Pictures in the data should be dropped; transcribe exactly the lines from the one that has "Reproduce this chart with matplotlib." through the one that has "from matplotlib.ticker import MultipleLocator".
****************************************
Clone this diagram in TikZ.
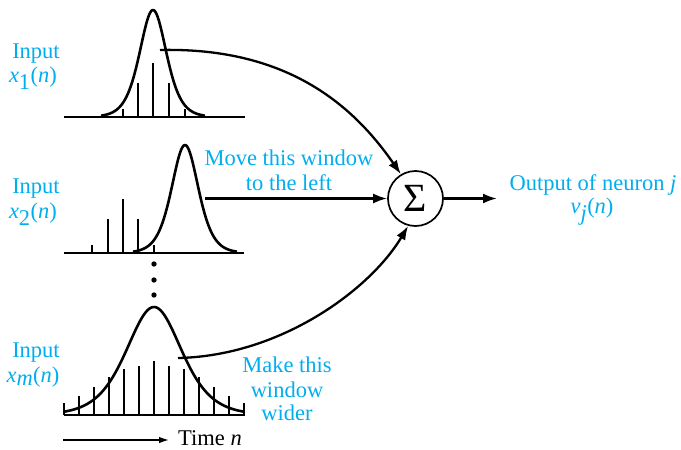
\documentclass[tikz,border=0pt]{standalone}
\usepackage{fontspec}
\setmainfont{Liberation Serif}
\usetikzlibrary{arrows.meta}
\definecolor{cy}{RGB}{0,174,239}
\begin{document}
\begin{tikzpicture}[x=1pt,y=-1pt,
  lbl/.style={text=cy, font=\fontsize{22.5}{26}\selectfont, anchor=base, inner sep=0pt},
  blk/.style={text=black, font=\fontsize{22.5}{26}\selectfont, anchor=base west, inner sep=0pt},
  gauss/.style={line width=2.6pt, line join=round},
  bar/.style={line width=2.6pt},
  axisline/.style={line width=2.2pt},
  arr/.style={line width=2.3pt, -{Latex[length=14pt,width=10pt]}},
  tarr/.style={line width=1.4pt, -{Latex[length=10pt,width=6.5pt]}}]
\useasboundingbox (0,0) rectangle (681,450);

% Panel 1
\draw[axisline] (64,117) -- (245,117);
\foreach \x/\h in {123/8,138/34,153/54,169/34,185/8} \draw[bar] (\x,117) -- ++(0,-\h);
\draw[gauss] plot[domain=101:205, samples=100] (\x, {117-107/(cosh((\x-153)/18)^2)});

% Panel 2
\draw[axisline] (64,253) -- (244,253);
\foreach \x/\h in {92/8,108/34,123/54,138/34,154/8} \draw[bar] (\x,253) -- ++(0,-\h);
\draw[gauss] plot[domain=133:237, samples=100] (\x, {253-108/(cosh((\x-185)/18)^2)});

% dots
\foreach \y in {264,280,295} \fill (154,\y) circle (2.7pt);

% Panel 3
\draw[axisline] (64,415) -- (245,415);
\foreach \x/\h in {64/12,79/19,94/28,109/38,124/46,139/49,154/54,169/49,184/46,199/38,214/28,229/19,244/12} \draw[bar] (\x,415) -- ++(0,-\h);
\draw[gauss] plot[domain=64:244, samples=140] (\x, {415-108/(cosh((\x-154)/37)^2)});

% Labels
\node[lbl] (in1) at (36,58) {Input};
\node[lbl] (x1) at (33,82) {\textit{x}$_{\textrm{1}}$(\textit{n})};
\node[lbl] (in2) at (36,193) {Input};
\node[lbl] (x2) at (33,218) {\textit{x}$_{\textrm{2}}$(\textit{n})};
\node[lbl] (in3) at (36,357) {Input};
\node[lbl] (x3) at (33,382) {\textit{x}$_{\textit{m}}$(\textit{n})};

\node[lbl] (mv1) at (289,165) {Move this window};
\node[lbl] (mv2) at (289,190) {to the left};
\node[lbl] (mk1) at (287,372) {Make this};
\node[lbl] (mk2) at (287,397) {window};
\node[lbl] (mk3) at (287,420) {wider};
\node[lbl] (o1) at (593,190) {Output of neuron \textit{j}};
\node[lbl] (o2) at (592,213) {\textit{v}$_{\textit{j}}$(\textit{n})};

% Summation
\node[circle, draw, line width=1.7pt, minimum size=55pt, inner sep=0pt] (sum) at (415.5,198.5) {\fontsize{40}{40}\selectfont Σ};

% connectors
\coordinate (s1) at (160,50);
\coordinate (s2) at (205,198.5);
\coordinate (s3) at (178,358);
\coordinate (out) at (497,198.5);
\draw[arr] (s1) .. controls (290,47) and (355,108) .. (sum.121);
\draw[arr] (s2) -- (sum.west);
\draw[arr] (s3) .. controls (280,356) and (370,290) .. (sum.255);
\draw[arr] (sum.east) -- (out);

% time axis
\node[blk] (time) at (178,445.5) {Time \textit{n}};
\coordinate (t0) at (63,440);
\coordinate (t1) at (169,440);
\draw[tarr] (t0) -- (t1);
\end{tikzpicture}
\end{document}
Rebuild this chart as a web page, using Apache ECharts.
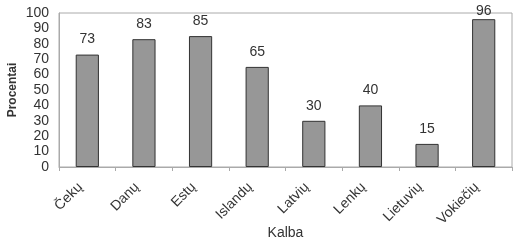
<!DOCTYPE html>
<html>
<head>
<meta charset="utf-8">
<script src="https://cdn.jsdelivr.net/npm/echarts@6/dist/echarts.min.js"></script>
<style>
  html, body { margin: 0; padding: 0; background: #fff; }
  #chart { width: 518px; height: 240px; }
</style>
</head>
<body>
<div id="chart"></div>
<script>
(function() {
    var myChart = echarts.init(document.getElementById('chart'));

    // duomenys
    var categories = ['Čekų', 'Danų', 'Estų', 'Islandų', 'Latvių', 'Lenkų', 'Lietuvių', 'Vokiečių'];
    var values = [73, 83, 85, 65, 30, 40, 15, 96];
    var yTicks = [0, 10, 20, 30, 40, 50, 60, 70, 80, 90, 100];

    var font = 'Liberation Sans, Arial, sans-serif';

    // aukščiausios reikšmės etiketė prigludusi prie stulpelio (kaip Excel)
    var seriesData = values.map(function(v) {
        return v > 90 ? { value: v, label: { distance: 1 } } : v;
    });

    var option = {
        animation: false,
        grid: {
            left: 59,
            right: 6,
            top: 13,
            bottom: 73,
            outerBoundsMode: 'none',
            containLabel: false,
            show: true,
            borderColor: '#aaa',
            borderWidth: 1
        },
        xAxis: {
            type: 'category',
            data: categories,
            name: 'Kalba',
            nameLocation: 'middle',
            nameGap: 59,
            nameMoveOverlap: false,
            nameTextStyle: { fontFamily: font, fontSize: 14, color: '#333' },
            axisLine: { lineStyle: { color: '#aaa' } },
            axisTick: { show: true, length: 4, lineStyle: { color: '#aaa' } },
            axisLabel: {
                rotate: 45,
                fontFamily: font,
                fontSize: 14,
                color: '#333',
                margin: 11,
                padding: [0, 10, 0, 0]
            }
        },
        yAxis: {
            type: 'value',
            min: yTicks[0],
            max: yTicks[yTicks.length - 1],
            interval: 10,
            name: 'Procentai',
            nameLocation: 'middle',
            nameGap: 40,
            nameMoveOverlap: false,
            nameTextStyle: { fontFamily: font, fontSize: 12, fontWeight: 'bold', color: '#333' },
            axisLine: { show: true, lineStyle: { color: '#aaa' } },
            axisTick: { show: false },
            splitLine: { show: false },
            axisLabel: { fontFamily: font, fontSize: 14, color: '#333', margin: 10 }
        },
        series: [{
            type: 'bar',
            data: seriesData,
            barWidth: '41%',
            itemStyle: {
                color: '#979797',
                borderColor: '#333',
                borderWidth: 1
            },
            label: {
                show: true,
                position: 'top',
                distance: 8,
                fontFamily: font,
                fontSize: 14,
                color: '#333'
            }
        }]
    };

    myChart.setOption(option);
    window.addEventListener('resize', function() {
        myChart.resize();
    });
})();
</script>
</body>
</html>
****************************************
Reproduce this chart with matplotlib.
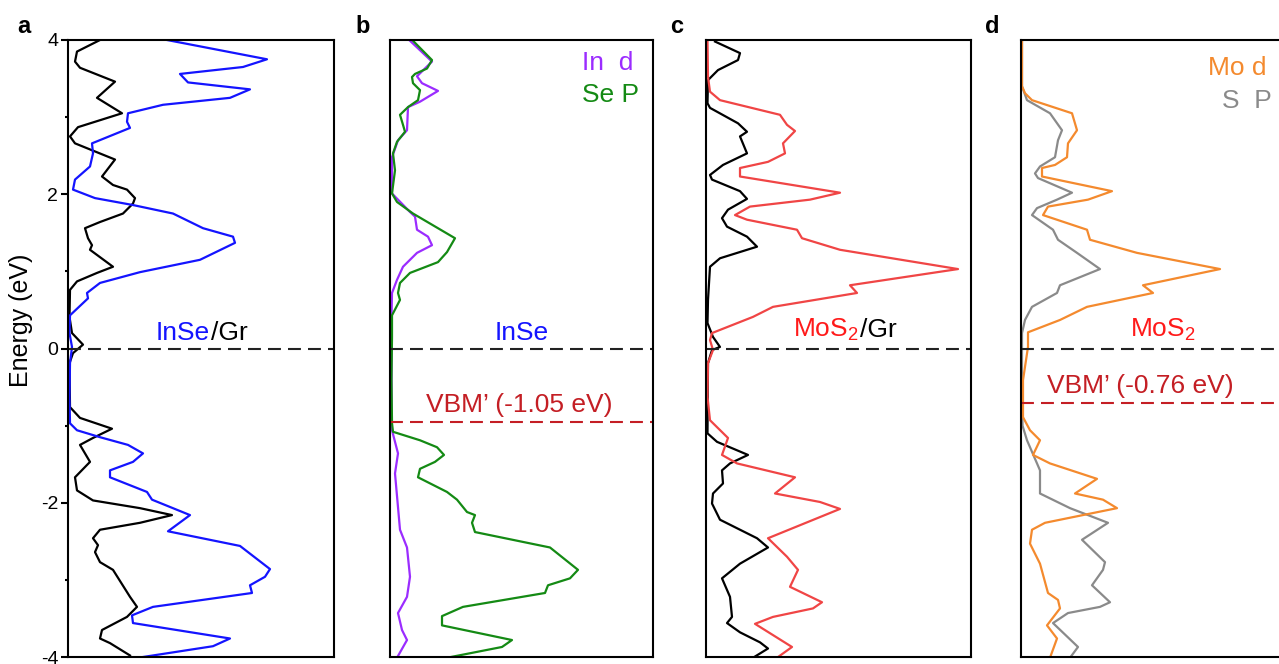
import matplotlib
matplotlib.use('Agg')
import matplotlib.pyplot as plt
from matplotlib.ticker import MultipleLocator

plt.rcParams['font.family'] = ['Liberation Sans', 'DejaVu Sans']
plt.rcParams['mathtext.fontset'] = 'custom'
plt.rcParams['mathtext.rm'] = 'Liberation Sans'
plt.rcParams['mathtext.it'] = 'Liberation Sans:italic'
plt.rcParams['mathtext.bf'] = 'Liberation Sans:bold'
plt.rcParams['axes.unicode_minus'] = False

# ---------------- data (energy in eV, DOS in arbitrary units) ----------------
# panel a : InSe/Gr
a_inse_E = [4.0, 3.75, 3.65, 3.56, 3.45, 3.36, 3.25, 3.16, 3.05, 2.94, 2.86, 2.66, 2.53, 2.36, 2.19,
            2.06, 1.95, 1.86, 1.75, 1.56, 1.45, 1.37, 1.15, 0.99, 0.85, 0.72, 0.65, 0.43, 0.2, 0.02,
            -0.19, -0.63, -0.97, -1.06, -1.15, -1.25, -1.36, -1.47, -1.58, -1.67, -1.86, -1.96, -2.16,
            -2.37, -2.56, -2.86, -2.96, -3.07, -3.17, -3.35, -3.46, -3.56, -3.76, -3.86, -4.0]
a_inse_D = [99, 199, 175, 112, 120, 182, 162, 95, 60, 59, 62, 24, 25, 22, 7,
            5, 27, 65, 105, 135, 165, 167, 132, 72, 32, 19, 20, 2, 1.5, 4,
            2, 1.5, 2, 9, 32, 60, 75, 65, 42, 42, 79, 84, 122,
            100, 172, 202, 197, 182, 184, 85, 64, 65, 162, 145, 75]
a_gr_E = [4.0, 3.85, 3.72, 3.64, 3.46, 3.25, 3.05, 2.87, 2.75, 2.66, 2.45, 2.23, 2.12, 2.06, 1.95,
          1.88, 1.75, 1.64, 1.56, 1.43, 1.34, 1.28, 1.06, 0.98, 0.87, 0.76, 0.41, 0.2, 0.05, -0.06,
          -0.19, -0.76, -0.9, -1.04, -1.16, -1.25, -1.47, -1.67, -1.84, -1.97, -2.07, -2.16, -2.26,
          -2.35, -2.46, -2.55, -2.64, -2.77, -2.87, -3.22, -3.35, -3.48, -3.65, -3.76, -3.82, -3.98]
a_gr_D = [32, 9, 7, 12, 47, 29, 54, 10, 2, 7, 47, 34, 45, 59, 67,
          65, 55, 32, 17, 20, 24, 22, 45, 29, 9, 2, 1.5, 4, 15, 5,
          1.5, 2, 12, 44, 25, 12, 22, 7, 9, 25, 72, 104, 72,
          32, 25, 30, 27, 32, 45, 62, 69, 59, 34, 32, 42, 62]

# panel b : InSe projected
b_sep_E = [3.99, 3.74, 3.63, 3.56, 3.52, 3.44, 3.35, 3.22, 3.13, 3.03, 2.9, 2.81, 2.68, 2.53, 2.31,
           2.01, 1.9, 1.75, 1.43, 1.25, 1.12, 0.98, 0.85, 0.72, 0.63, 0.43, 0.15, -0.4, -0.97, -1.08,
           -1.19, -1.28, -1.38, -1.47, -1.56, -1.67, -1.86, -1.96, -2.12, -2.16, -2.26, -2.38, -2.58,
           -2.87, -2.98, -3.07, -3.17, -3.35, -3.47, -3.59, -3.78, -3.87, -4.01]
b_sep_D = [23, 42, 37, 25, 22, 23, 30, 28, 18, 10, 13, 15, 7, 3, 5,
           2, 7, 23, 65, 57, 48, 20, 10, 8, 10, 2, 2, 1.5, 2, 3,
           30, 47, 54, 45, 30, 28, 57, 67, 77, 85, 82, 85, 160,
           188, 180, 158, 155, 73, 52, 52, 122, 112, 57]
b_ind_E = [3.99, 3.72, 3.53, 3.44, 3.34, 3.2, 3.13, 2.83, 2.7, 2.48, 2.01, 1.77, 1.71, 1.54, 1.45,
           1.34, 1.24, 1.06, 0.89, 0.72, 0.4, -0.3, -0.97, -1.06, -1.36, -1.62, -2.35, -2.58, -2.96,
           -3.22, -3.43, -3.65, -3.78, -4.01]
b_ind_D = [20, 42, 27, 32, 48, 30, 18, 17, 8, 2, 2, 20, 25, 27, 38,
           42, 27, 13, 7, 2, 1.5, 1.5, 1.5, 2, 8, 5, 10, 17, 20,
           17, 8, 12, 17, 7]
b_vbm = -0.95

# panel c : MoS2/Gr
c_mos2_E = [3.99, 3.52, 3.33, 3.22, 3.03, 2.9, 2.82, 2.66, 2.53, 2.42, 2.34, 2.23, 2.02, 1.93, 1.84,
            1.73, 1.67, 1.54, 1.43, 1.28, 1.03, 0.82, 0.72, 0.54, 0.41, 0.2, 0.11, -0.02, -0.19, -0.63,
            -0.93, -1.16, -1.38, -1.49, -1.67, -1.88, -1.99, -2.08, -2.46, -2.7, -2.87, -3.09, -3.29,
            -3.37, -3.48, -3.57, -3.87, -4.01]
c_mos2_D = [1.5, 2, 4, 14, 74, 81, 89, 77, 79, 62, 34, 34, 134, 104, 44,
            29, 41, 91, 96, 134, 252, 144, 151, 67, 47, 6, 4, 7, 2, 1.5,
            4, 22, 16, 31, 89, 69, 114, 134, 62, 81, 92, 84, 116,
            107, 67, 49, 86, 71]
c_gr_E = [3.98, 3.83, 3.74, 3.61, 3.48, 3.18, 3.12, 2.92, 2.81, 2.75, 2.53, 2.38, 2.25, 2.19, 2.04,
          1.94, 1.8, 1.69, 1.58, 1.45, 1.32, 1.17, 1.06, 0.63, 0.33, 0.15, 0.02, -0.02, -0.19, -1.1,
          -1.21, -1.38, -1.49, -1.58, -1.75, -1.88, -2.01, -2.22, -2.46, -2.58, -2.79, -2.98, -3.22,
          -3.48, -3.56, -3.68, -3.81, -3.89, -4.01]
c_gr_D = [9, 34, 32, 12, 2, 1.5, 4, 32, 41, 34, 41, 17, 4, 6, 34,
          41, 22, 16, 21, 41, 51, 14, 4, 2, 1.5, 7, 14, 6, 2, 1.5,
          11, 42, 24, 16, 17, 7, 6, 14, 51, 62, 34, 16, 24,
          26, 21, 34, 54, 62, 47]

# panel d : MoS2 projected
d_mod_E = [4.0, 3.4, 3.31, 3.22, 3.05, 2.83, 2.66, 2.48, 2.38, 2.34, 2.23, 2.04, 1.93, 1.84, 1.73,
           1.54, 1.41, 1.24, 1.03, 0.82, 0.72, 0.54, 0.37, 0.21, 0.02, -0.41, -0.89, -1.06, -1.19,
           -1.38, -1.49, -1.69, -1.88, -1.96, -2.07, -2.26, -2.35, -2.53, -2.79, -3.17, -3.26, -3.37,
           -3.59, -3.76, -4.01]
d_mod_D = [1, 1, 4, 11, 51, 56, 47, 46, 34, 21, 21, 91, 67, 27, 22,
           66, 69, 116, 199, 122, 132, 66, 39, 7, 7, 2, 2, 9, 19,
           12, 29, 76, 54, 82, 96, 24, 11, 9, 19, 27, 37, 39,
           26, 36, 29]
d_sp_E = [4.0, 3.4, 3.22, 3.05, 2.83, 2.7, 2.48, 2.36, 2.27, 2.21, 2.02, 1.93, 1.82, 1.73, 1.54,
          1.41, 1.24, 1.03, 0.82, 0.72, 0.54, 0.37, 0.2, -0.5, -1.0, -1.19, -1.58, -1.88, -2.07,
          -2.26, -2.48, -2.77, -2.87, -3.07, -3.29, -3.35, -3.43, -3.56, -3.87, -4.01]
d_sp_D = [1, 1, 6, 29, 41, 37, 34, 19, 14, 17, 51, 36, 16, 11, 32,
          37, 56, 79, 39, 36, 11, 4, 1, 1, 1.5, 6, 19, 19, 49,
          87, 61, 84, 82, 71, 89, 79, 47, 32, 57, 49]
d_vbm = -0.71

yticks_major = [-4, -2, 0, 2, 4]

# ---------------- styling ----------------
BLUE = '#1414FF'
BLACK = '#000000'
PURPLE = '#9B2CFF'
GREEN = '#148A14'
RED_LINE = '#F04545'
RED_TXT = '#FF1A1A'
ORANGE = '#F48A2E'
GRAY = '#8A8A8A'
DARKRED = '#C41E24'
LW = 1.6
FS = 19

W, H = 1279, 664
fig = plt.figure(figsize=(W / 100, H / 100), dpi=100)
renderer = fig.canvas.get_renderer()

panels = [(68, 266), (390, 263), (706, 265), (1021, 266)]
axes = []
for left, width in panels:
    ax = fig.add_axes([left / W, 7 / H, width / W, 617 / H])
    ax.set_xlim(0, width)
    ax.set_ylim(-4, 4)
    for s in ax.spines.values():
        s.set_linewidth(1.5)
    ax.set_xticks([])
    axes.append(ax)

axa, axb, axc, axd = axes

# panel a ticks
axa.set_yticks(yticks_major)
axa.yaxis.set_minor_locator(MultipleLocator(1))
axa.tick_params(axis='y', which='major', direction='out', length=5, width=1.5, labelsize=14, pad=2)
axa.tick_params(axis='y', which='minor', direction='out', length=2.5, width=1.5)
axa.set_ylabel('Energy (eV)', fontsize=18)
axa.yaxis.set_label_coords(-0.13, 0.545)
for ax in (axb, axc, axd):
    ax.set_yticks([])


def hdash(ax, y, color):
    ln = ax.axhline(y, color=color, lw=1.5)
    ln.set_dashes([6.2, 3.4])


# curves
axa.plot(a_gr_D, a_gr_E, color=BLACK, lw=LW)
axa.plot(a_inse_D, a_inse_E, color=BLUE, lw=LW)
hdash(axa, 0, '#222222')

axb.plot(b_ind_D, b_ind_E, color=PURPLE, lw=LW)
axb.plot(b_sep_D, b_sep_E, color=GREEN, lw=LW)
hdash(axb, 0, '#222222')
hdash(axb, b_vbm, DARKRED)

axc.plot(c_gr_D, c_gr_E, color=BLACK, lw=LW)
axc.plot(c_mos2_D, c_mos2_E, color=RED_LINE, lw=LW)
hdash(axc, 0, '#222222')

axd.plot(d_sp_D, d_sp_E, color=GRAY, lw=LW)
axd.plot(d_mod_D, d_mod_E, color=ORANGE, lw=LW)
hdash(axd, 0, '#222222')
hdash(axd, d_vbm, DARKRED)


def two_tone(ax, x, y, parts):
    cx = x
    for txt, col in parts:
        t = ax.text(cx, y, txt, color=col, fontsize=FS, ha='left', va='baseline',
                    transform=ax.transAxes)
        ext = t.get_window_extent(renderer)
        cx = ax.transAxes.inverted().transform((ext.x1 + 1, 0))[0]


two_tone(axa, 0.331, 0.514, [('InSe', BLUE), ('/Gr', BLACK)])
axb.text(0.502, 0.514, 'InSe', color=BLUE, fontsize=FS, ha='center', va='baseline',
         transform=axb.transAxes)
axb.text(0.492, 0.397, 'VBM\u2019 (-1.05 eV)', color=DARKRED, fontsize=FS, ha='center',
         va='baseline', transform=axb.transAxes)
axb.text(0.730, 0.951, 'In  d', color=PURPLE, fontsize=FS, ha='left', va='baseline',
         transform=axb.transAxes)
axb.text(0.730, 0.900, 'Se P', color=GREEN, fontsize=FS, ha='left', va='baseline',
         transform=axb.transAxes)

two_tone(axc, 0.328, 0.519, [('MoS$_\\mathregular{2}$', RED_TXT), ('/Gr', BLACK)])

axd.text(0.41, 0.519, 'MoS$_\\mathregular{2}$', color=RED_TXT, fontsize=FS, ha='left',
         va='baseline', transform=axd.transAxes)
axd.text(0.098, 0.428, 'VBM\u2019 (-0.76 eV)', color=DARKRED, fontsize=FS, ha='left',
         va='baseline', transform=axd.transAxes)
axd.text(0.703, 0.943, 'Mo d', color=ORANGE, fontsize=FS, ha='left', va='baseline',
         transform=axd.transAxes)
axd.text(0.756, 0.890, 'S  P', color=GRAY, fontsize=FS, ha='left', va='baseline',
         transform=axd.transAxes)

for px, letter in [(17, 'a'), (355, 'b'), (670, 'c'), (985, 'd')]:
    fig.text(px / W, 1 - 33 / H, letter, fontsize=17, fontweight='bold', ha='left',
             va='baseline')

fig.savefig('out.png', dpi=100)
****************************************
Answer to the problem:
Reproduce this chart with matplotlib.
import matplotlib
matplotlib.use('Agg')
import matplotlib.pyplot as plt
from matplotlib.ticker import MultipleLocator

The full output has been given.